Waiting For Superman - DVD Review

'one of those documentaries that manages to astound with merely the basic facts which make up its wider argument'

An incredibly powerful and cinematic documentary, Waiting For Superman takes as its central thesis the fact that America's education system is fundamentally broken and that, ultimately, the nation is merely waiting for the titular superhero to swoop in and fix it. Director and narrator Davis Guggenheim presents compelling evidence to support his assumption. Did you know that only a few US states can boast a maths proficiency score of more than 50% at a certain age, for example? Or that Washington's is a lowly 17%? Or that it costs more to send someone to jail than it does to pay for them to be privately educated for the same period of time? It's one of those documentaries that manages to astound with merely the basic facts which make up its wider argument.

Guggenheim scores success too in the personalities he finds to add weight to his statistics and personal beliefs. There is playful suggestion here that characters such as Geoffrey Canada (who steals the show) might be the superhero the education sector is waiting for, if only his theories and ideas were taken and applied to the wider student body. Canada, charismatic and full of motivation to improve the lives of the children he teaches, is undoubtedly the star but spare a thought for Michelle Rhee, an unpopular Washington superintendent who, the film takes pains to show, is unconcerned with being unpopular if she can at least make a difference to the state's failing systems.

Most amazing of those systems is something called 'tenure' which, as described by Canada, is something you get if you 'stay in the job and stay breathing for two years'. It basically guarantees your job as a teacher. No one can sack you. You can get away with almost anything. You will not fall victim to the recession. This incredible level of protection opens the film's final third which falls over itself with eagerness to expose this and the even more balmy ways in which money is wasted delivering education (or not) to Americans every year.

The cinematic quality of Guggenheim's film really comes to fruition in this final third as the very literal lottery of getting into a good school is played out live. It's difficult not to empathise with the heartbreak some of the individuals experience in trying simply to get their children a good education and with it Guggenheim finds the perfect bullet point end to his argument. How, in the World's only true 'superpower' can this possibly be the best way to determine a child's future? How can this be the method through which we assign a good or bad education? How can the country possibly stand by and watch any longer? Compelling.

Look further...

Big Thoughts From A Small Mind discusses the film and the issues it raises with a teacher.


  1. Perhaps the most saddening thing for me about this stellar documentary was finding out afterwards just how much it 1) nitpicks the studies its uses to champion private and charter schools, 2) fabricates certain storylines to make them more emotional, and 3) ignores some of the basic pitfalls that will never go away with public education (e.g. public schools have to take everybody. From the brilliant whiz kid to the one who couldn't tie his shoes at 15, there's no choice and no real ability to kick out or punish beyond detention).
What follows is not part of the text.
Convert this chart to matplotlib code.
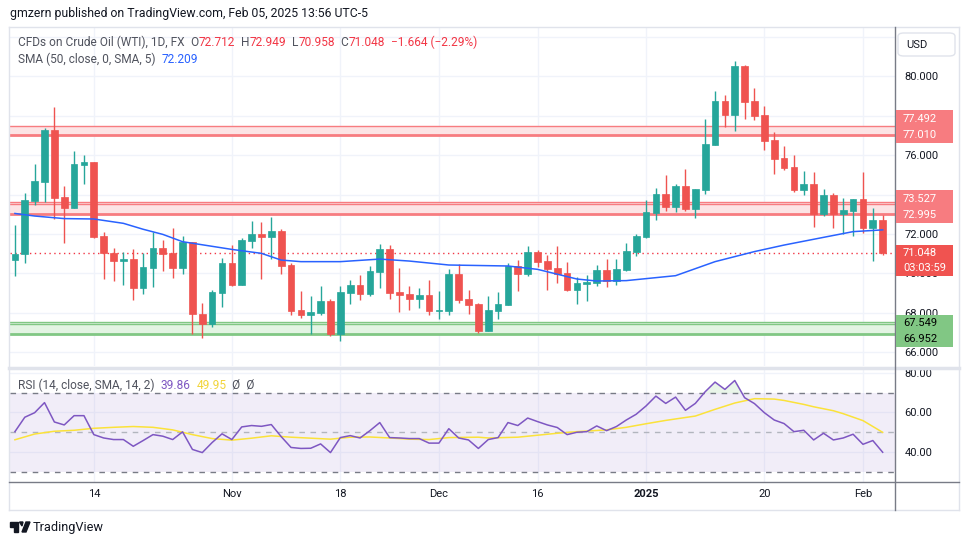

    When they do that it really detracts from some of its more admirable and accurate stances on issues such as tenure (though as I understand it this was originally put in to protect teachers from mass firings due to school board elections and constantly changing principals).

  2. I'm certainly not going to try and argue against any of those three points (mainly because I'm absolutely sure they're all correct!) but I do think all three of those criticisms apply to a huge amount of documentaries. Guggenheim has obviously got an agenda and he goes out intent on presenting it. I still think though that if you can see past the fact that he's obviously pushing for the charter school option, there's a lot of (apparently) very compelling arguments that are difficult to ignore.